Thursday, October 21, 2010
American Media by Reese Erlich
Reese Erlich was born and raised in Los Angeles. In 1965 he enrolled at the University of California, Berkeley, and later became active in the anti-Vietnam War movement. In October 1967 Erlich and others organized Stop the Draft Week They were arrested and became known as the "Oakland Seven." In their trial they were acquitted of all charges.
Erlich first worked as a staff writer and research editor for Ramparts, a national investigative reporting magazine published in San Francisco from 1963 to 1975. His magazine articles have appeared in San Francisco Magazine, California Monthly, Mother Jones, The Progressive, The Nation, and AARP's Segunda Juventud.
Erlich's book, Target Iraq: What the News Media Didn't Tell You, co-authored with Norman Solomon, became a best seller in 2003. His book, The Iran Agenda: the Real Story of U.S. Policy and the Middle East Crisis, was published in October 2007
http://en.wikipedia.org/wiki/Reese_Erlich
Why are stories so similar from a media supposedly in fierce competition with one another? If all the media run variations of the same story [which all omit important data and perspectives], isn't there a conspiracy at the highest levels? I wish it were that simple.

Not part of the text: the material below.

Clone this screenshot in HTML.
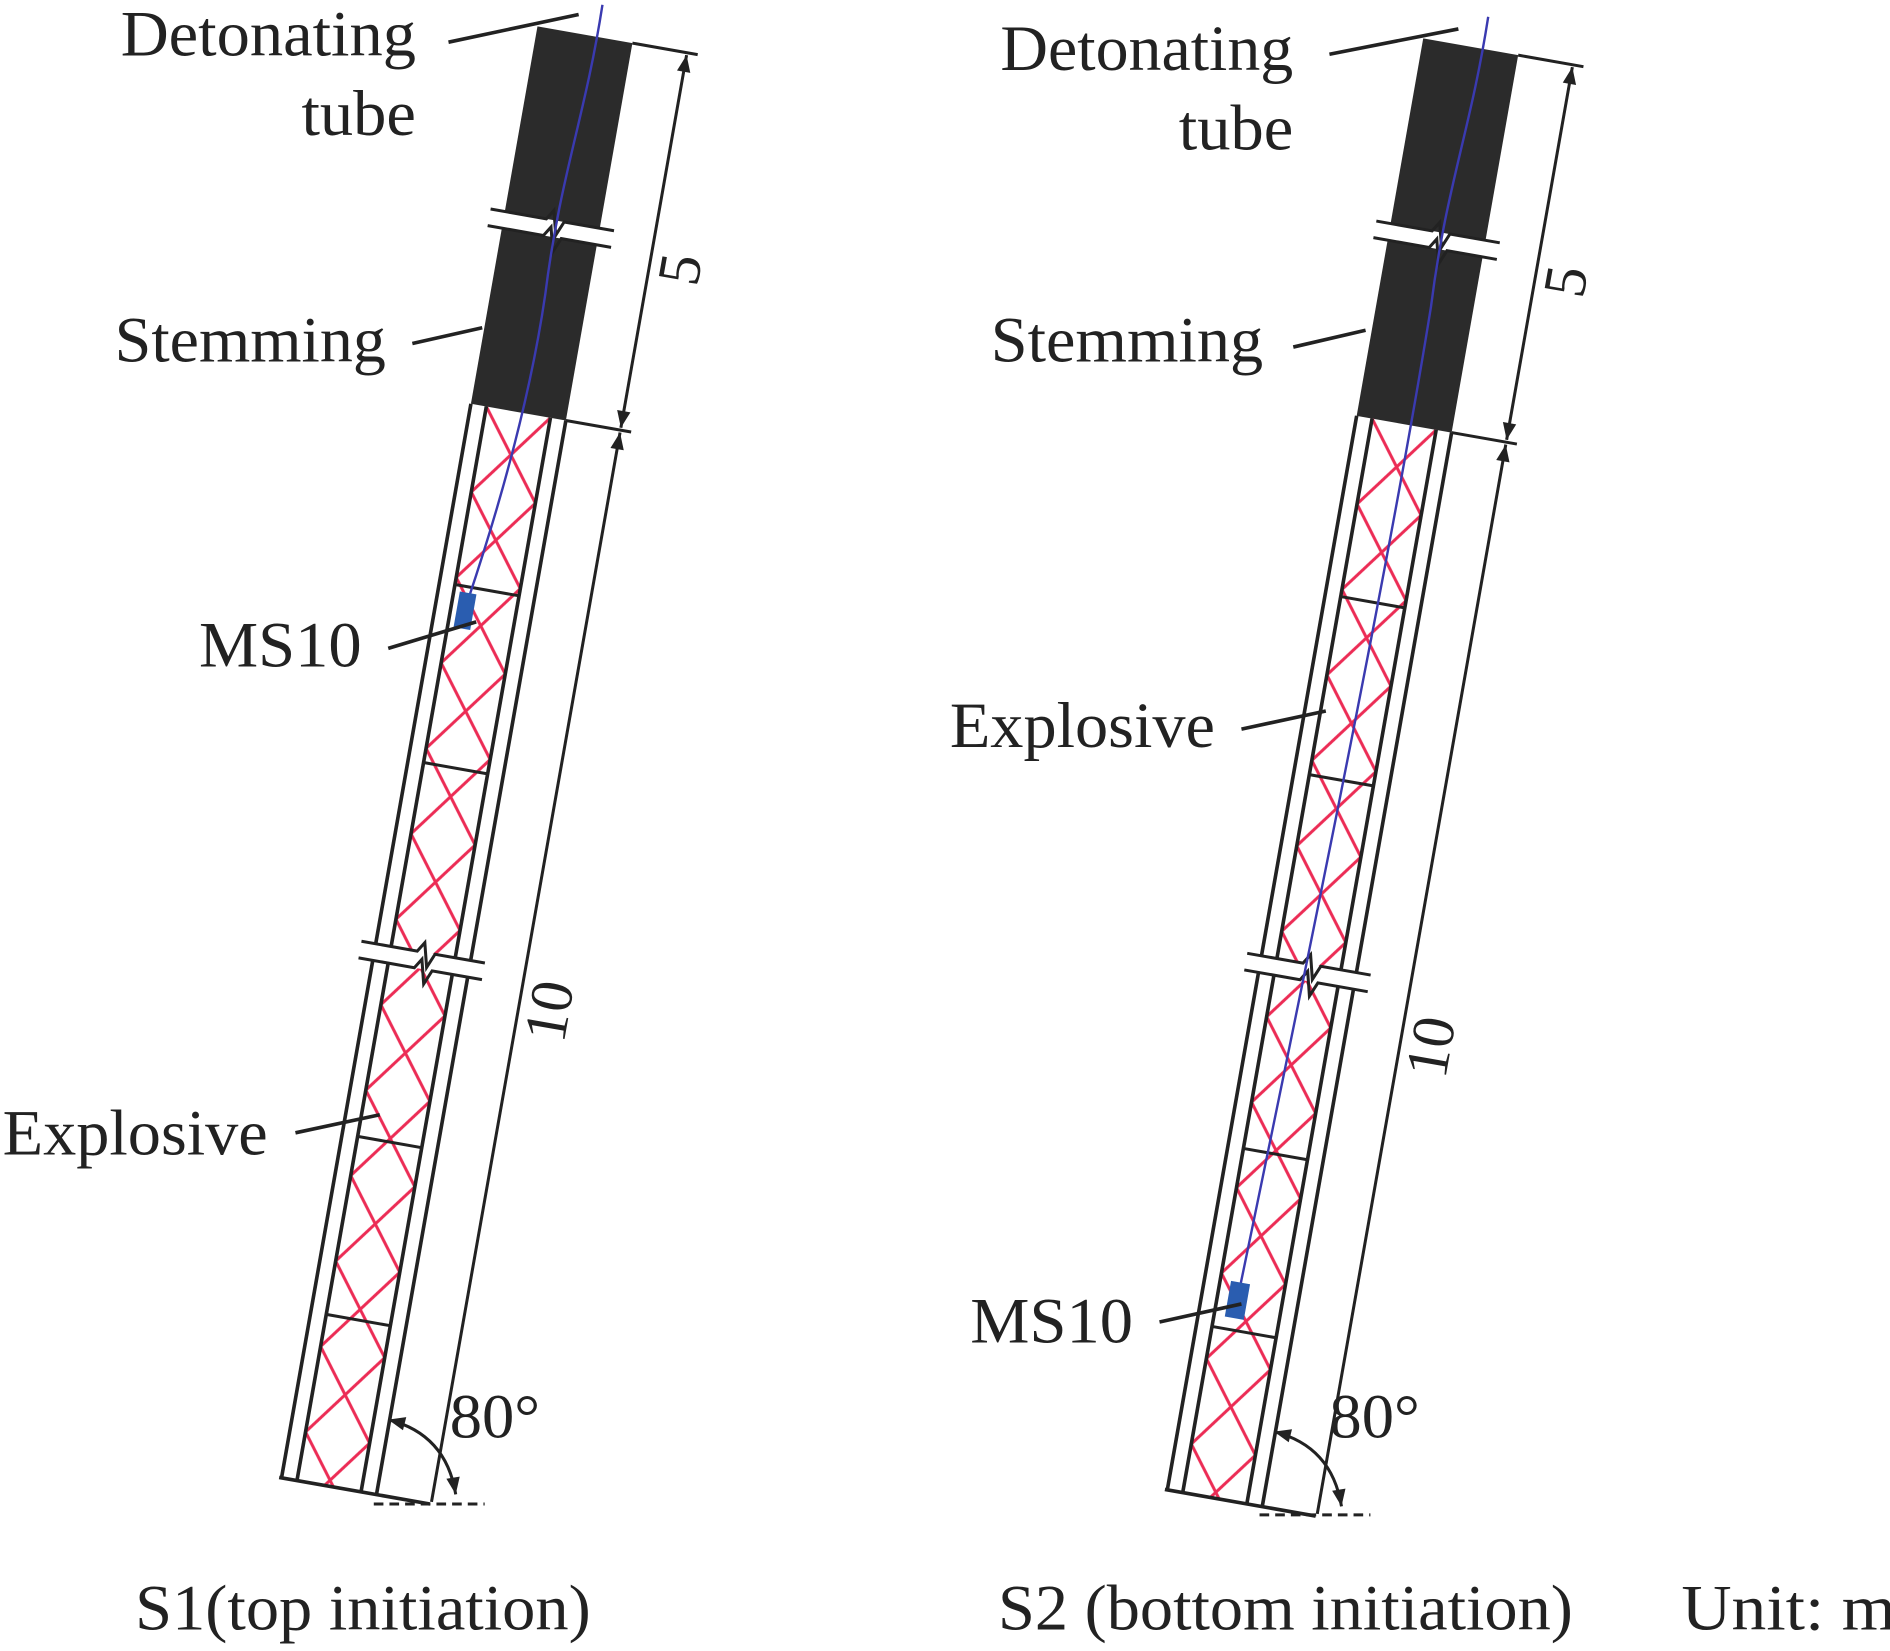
<!DOCTYPE html>
<html><head><meta charset="utf-8"><style>
html,body{margin:0;padding:0;background:#fff;}
svg{display:block;}
text{font-family:"Liberation Serif",serif;fill:#222;}
</style></head><body>
<svg width="1890" height="1651" viewBox="0 0 1568 1370" xmlns="http://www.w3.org/2000/svg">
<defs>
<pattern id="hatch" patternUnits="userSpaceOnUse" x="-27" y="0" width="54" height="72">
<line x1="0" y1="0" x2="54" y2="72" stroke="#ec2c55" stroke-width="2.5"/>
<line x1="54" y1="0" x2="0" y2="72" stroke="#ec2c55" stroke-width="2.5"/>
</pattern>
<marker id="ar" viewBox="0 0 10 10" refX="10" refY="5" markerWidth="16" markerHeight="14" orient="auto-start-reverse" markerUnits="userSpaceOnUse"><path d="M0,1 L10,5 L0,9 Z" fill="#222"/></marker>
<g id="hole">
<rect x="-40" y="-318" width="80" height="318" fill="#2b2b2b"/>
<rect x="-27" y="0" width="54" height="905" fill="url(#hatch)"/>
<g stroke="#222" stroke-width="3" fill="none">
<line x1="-40" y1="0" x2="-40" y2="905"/>
<line x1="-27" y1="0" x2="-27" y2="905"/>
<line x1="27" y1="0" x2="27" y2="905"/>
<line x1="40" y1="0" x2="40" y2="905"/>
<line x1="-42" y1="905" x2="85" y2="905"/>
<line x1="40" y1="-318" x2="95" y2="-318" stroke-width="2.5"/>
<line x1="40" y1="0" x2="95" y2="0" stroke-width="2.5"/>
<line x1="86" y1="-316" x2="86" y2="-2" stroke-width="2.5" marker-start="url(#ar)" marker-end="url(#ar)"/>
<line x1="86" y1="2" x2="86" y2="903" stroke-width="2.5" marker-start="url(#ar)"/>
</g>
<g>
<rect x="-52" y="-162" width="104" height="14" fill="#fff"/>
<path d="M-52,-162 H-5 L0,-170 L5,-150 L10,-162 H52" stroke="#222" stroke-width="2.5" fill="none"/>
<path d="M-52,-148 H-5 L0,-156 L5,-136 L10,-148 H52" stroke="#222" stroke-width="2.5" fill="none"/>
<rect x="-52" y="455" width="104" height="14" fill="#fff"/>
<path d="M-52,455 H-5 L0,447 L5,467 L10,455 H52" stroke="#222" stroke-width="2.5" fill="none"/>
<path d="M-52,469 H-5 L0,461 L5,481 L10,469 H52" stroke="#222" stroke-width="2.5" fill="none"/>
</g>
</g>
</defs>

<g transform="translate(430,342) rotate(10)">
<use href="#hole"/>
<g stroke="#222" stroke-width="2.5"><line x1="-27" y1="150" x2="27" y2="150"/><line x1="-27" y1="300" x2="27" y2="300"/><line x1="-27" y1="615" x2="27" y2="615"/><line x1="-27" y1="765" x2="27" y2="765"/></g>
<path d="M10,-345 C12,-250 0,-200 5,-100 C8,0 -5,100 -14,160" stroke="#3a3ab0" stroke-width="2" fill="none"/>
<rect x="-22" y="155" width="14" height="30" fill="#2a5db0"/>
<text transform="translate(128,-140) rotate(-90)" font-size="50" text-anchor="middle">5</text>
<text transform="translate(128,485) rotate(-90)" font-size="50" text-anchor="middle">10</text>
</g>

<g transform="translate(1165,352) rotate(10)">
<use href="#hole"/>
<g stroke="#222" stroke-width="2.5"><line x1="-27" y1="150" x2="27" y2="150"/><line x1="-27" y1="300" x2="27" y2="300"/><line x1="-27" y1="615" x2="27" y2="615"/><line x1="-27" y1="765" x2="27" y2="765"/></g>
<path d="M10,-345 C12,-250 0,-200 5,-100 C8,100 0,400 -10,735" stroke="#3a3ab0" stroke-width="2" fill="none"/>
<rect x="-18" y="725" width="16" height="30" fill="#2a5db0"/>
<text transform="translate(128,-140) rotate(-90)" font-size="50" text-anchor="middle">5</text>
<text transform="translate(128,505) rotate(-90)" font-size="50" text-anchor="middle">10</text>
</g>

<g stroke="#222" stroke-width="2.5" fill="none">
<line x1="310" y1="1248" x2="402" y2="1248" stroke-dasharray="8,5"/>
<path d="M322,1178 Q370,1190 378,1240" marker-start="url(#ar)" marker-end="url(#ar)"/>
<line x1="1045" y1="1257" x2="1137" y2="1257" stroke-dasharray="8,5"/>
<path d="M1057,1188 Q1105,1200 1113,1250" marker-start="url(#ar)" marker-end="url(#ar)"/>
</g>
<text x="373" y="1193" font-size="52" textLength="75" lengthAdjust="spacingAndGlyphs">80°</text>
<text x="1103" y="1193" font-size="52" textLength="75" lengthAdjust="spacingAndGlyphs">80°</text>

<g stroke="#222" stroke-width="3">
<line x1="372" y1="35" x2="480" y2="12"/>
<line x1="342" y1="285" x2="400" y2="272"/>
<line x1="322" y1="538" x2="395" y2="516"/>
<line x1="245" y1="940" x2="315" y2="925"/>
<line x1="1103" y1="45" x2="1210" y2="24"/>
<line x1="1073" y1="288" x2="1133" y2="274"/>
<line x1="1030" y1="605" x2="1100" y2="590"/>
<line x1="962" y1="1097" x2="1030" y2="1082"/>
</g>

<g font-size="54">
<text x="100" y="46" textLength="245" lengthAdjust="spacingAndGlyphs">Detonating</text>
<text x="250" y="112" textLength="95" lengthAdjust="spacingAndGlyphs">tube</text>
<text x="95" y="300" textLength="225" lengthAdjust="spacingAndGlyphs">Stemming</text>
<text x="165" y="553" textLength="135" lengthAdjust="spacingAndGlyphs">MS10</text>
<text x="2" y="958" textLength="220" lengthAdjust="spacingAndGlyphs">Explosive</text>
<text x="830" y="58" textLength="243" lengthAdjust="spacingAndGlyphs">Detonating</text>
<text x="978" y="124" textLength="95" lengthAdjust="spacingAndGlyphs">tube</text>
<text x="822" y="300" textLength="226" lengthAdjust="spacingAndGlyphs">Stemming</text>
<text x="788" y="620" textLength="220" lengthAdjust="spacingAndGlyphs">Explosive</text>
<text x="805" y="1114" textLength="135" lengthAdjust="spacingAndGlyphs">MS10</text>
<text x="112" y="1352" textLength="378" lengthAdjust="spacingAndGlyphs">S1(top initiation)</text>
<text x="828" y="1352" textLength="477" lengthAdjust="spacingAndGlyphs">S2 (bottom initiation)</text>
<text x="1395" y="1352" textLength="178" lengthAdjust="spacingAndGlyphs">Unit: m</text>
</g>
</svg>
</body></html>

The fact is, U.S. politicians impact media coverage in a number of pernicious ways without having to resort to secret meetings in parking garages. The first line of defense is ideological. Mainstream foreign correspondents receive top salaries and garner lots of prestige. As I described in Target Iraq: What the News Media Didn't Tell You, anyone who writes too critically of U.S. foreign policy doesn't stay employed. You don't win a Pulitzer Prize for questioning the basic assumptions of empire. You do advance your career, however, by cultivating high-level diplomatic, military, and intelligence sources.
In the aftermath of 9/11, the Bush administration pushed all the right media buttons. It appealed to patriotism and reporters' fears that they might be out of sync with public opinion.
The mainstream media followed the administration's line that the United States was under assault by a vicious enemy at home and abroad. When the CIA and other agencies leaked [phony] classified documents suggesting that Saddam Hussein had weapons of mass destruction and ties to al Qaeda, almost all the mainstream media ran the story without deeper investigation.
When reporters occasionally run major stories highly unpopular in Washington, they feel the full wrath of the empire. When CBS TV aired a story questioning President George W. Bush's service in the National Guard during the Vietnam War, even someone with the prestige of Dan Rather came under attack. Eventually Rather was hounded into leaving CBS. As the major media consolidate into fewer and fewer oligopolies, companies cut back newsroom staff and eliminate bureaus. Foreign correspondents, including those who might consider themselves politically liberal, fear causing too much controversy. They keep their heads down and their hands outstretched for a paycheck.
Editors also use sharply different criteria for evaluating the validity of information critical of U.S. power. No reporter gets fired for accurately reporting statements from high American officials, even if they are outright lies. But you may lose your job if you write a story too critical of those same high officials, unless your source is some other high-level official [though when Admiral William Fallon called General Petraeus an “ass-kissing chickenshit' this received no coverage in mainstream media].
I've written articles about the Afghan drug trade only to have editors cut sections naming Karzai ministers and their links to the U.S. Government. That information would be included in the story, I was told, only if confirmed by the DEA, CIA, or a similar Washington source. That, of course, gives the government virtual censorship power over controversial stories.
The dominant narrative on any given story trickles down to local media as well. After my 2002 trip to Afghanistan and publication in a local magazine of an article about the U.S.- allied warlord's involvement in the drug trade, I was contacted by a local TV reporter. She did a long interview and aired a story about the growing danger of the heroin trade. She systematically edited out every comment I made about pro- U.S. warlords, however, and inserted her own opinion that the Taliban was was at fault. And she had a lot of editing to do, because I mentioned it in almost every other sentence.
The degree to which the American people are deceived by the cozy relationship between the press and government in the United States was clearly evidenced in my interview with with Mohammad Nizami, formerly the head of the Taliban's radio and TV network and now a member of the Karzai regime. He expressed his support for an Islamic government of Afghanistan ruled by strict Sharia law. He opposed equal rights for women and wanted to see foreign troops withdrawn. Only his timetable had changed. As a Taliban leader he had called for an immediate withdrawal. As a Karzai supporter he thought they should wait until the Afghan Army could stand on its own.
That tolerance for the continued presence of U.S. Troops was sufficient to make him an ally in the view of the United States and Karzai. The dirty secret you will never see exposed in the mainline media is that the Taliban's ideology and political views on the future of Afghanistan are quite similar to many of Karzai's top supporters, including members of his cabinet. They, too, want a fundamentalist-ruled Afghanistan and have nothing but contempt for democratic elections. The war pits two sets of fundamentalists against one another, the difference being one side has U.S. support and the other doesn't.